I could find a lot more examples from the previous six Republican nominees where they said things that signaled to the racists, homophobes, misogynists, et al that people of color, queers, women, and non-Christians are less valuable than cisgendered heterosexual white Christian men. They have been cooking this nasty stew of hatred for decades.

It’s not just Hillary and The Donald on the ballot. It is also the right for Americans of all races, genders, orientations, and beliefs to live with equal opportunity and dignity in this society. And I don’t just mean the right to be free—for many of us, our very right to live is on the line.

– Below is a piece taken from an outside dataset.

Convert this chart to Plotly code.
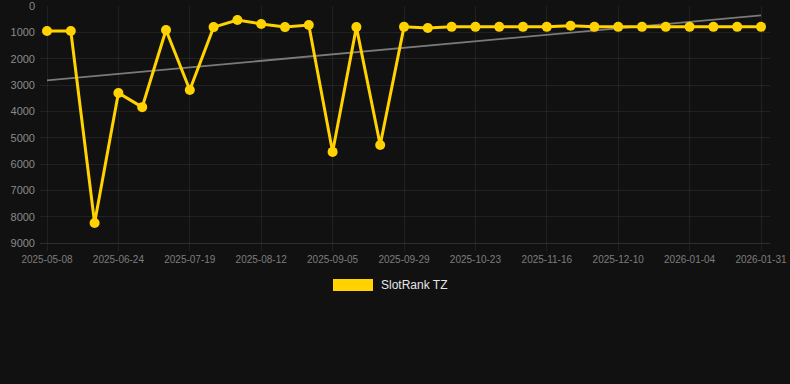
import numpy as np
import plotly.graph_objects as go

dates = ["2025-05-08", "2025-05-24", "2025-06-09", "2025-06-24", "2025-07-02", "2025-07-10",
         "2025-07-19", "2025-07-27", "2025-08-04", "2025-08-12", "2025-08-20", "2025-08-28",
         "2025-09-05", "2025-09-13", "2025-09-21", "2025-09-29", "2025-10-07", "2025-10-15",
         "2025-10-23", "2025-10-31", "2025-11-08", "2025-11-16", "2025-11-24", "2025-12-02",
         "2025-12-10", "2025-12-18", "2025-12-26", "2026-01-04", "2026-01-13", "2026-01-22",
         "2026-01-31"]
ranks = [950, 950, 8240, 3300, 3840, 910, 3190, 800, 530, 680, 800, 720, 5540, 800, 5280,
         790, 835, 790, 790, 790, 790, 790, 750, 790, 790, 790, 790, 790, 790, 790, 790]
tick_labels = dates[::3]
y_ticks = list(range(0, 9001, 1000))

idx = np.arange(len(ranks))
slope, intercept = np.polyfit(idx, ranks, 1)
trend = slope * idx + intercept

GOLD = "#FFD200"

fig = go.Figure()
fig.add_trace(go.Scatter(x=dates, y=trend, mode="lines",
                         line=dict(color="#7a7a7a", width=1.8),
                         hoverinfo="skip", showlegend=False))
fig.add_trace(go.Scatter(x=dates, y=ranks, mode="lines+markers", name="SlotRank TZ",
                         line=dict(color=GOLD, width=3),
                         marker=dict(color=GOLD, size=10),
                         showlegend=False))

grid = "rgba(255,255,255,0.07)"
fig.update_layout(
    width=790, height=384,
    paper_bgcolor="#111111", plot_bgcolor="#111111",
    margin=dict(l=40, r=20, t=6, b=141),
    font=dict(family="Arial, Liberation Sans, sans-serif", color="#8a8a8a"),
    xaxis=dict(type="category", categoryorder="array", categoryarray=dates,
               tickmode="array", tickvals=tick_labels, ticktext=tick_labels,
               range=[-7 / 23.8, 30 + 9 / 23.8], automargin=False,
               showgrid=True, gridcolor=grid, gridwidth=1,
               ticks="outside", ticklen=7, tickcolor=grid,
               showline=True, linecolor="#2e2e2e", linewidth=1,
               tickfont=dict(size=10, color="#7d7d7d"), zeroline=False),
    yaxis=dict(range=[9000, -2], tickmode="array", automargin=False,
               tickvals=y_ticks, ticktext=[str(v) for v in y_ticks],
               showgrid=True, gridcolor=grid, gridwidth=1,
               zeroline=False, ticks="", ticklabelstandoff=4,
               ticklabeloverflow="allow",
               tickfont=dict(size=11, color="#8a8a8a")),
    showlegend=False,
)

# legend swatch + label
fig.add_shape(type="rect", xref="paper", yref="paper",
              x0=(333 - 40) / 730, x1=(373 - 40) / 730,
              y0=(384 - 141 - 291) / 237, y1=(384 - 141 - 279) / 237,
              fillcolor=GOLD, line=dict(width=0))
fig.add_annotation(xref="paper", yref="paper", x=(379 - 40) / 730, y=(384 - 141 - 285) / 237,
                   text="SlotRank TZ", showarrow=False, xanchor="left", yanchor="middle",
                   font=dict(size=12, color="#e6e6e6"))

fig.write_html("out.html")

Armed voter intimidation is illegal.  If you see someone with a gun at a polling place text GUNSDOWN to 91990.
Armed voter intimidation is illegal. If you see someone with a gun at a polling place text GUNSDOWN to 91990.
It won’t be enough for Trump to lose. He needs to lose decisively. And the politicians down ballot who support him and the policies that have brought him to us need to be defeated, as well. We need to send a message, yes. But we also have to extend hope and a promise that the American republic and the democratic institutions that protect our rights will remain intact. Because when Trump talks about “opening up libel laws” and “locking up” his opponents and “getting rid” of legal impediments to deportation and more, he’s talking about ending the checks and balances that have existed since this country’s founding.

It isn’t just an existential crisis for the queers, people of color, women, and non-Christians this time. It’s an existential crisis for the republic itself.